FP loops don't have to be pure:

out = []
@looped
def _(loop, i=0):
    if i <= 3:
        out.append(i)  # cheeky side effect
        return loop(i + 1)
    # the implicit "return None" terminates the loop.
assert out == [0, 1, 2, 3]

Keep in mind, though, that this pure-Python FP looping mechanism is slow (even with fasttco), so it may make sense to use it only when "the FP-ness" (no mutation, scoping) is important.

Also be aware that @looped is specifically neither a for loop nor a while loop; instead, it is a general looping mechanism that can express both kinds of loops.

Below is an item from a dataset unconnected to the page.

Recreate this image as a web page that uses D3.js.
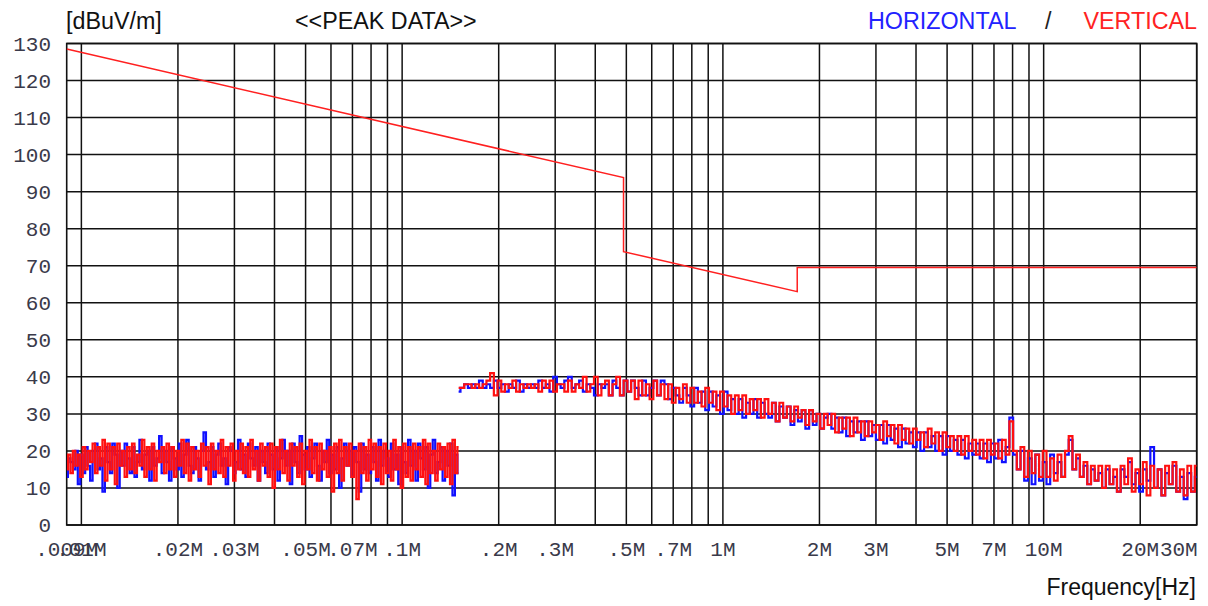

Typical while True loop in FP style:

@looped
def _(loop):
    print("Enter your name (or 'q' to quit): ", end='')
    s = input()
    if s.lower() == 'q':
        return  # ...the implicit None. In a "while True:", "break" here.
    else:
        print("Hello, {}!".format(s))
        return loop()

FP loop over an iterable

In Python, loops often run directly over the elements of an iterable, which markedly improves readability compared to dealing with indices. Enter @looped_over:

@looped_over(range(10), acc=0)
def s(loop, x, acc):
    return loop(acc + x)
assert s == 45

The @looped_over decorator is essentially sugar. Behaviorally equivalent code:

@call
def s(iterable=range(10)):
    it = iter(iterable)
    @looped
    def _tmp(loop, acc=0):
        try:
            x = next(it)
            return loop(acc + x)
        except StopIteration:
            return acc
    return _tmp
assert s == 45

In @looped_over, the loop body takes three magic positional parameters. The first parameter loop works like in @looped. The second parameter x is the current element. The third parameter acc is initialized to the acc value given to @looped_over, and then (functionally) updated at each iteration, taking as the new value the first positional argument given to loop(...), if any positional arguments were given. Otherwise acc retains its last value.

Additional arguments can be given to loop(...). The same notes as above apply. For example, here we have the additional parameters fruit and number. The first one is passed positionally, and the second one by name:

@looped_over(range(10), acc=0)
def s(loop, x, acc, fruit="pear", number=23):
    print(fruit, number)
    newfruit = "orange" if fruit == "apple" else "apple"
    newnumber = number + 1
    return loop(acc + x, newfruit, number=newnumber)
assert s == 45

The loop body is called once for each element in the iterable. When the iterable runs out of elements, the last acc value that was given to loop(...) becomes the return value of the loop. If the iterable is empty, the body never runs; then the return value of the loop is the initial value of acc.

To terminate the loop early, just return your final result normally, like in @looped. (It can be anything, does not need to be acc.)

Multiple input sequences work somewhat like in Python's for, except any tuple unpacking must be performed inside the body:

@looped_over(zip((1, 2, 3), ('a', 'b', 'c')), acc=())
def p(loop, item, acc):
    numb, lett = item
    return loop(acc + ("{:d}{:s}".format(numb, lett),))
assert p == ('1a', '2b', '3c')

@looped_over(enumerate(zip((1, 2, 3), ('a', 'b', 'c'))), acc=())
def q(loop, item, acc):
    idx, (numb, lett) = item
    return loop(acc + ("Item {:d}: {:d}{:s}".format(idx, numb, lett),))
assert q == ('Item 0: 1a', 'Item 1: 2b', 'Item 2: 3c')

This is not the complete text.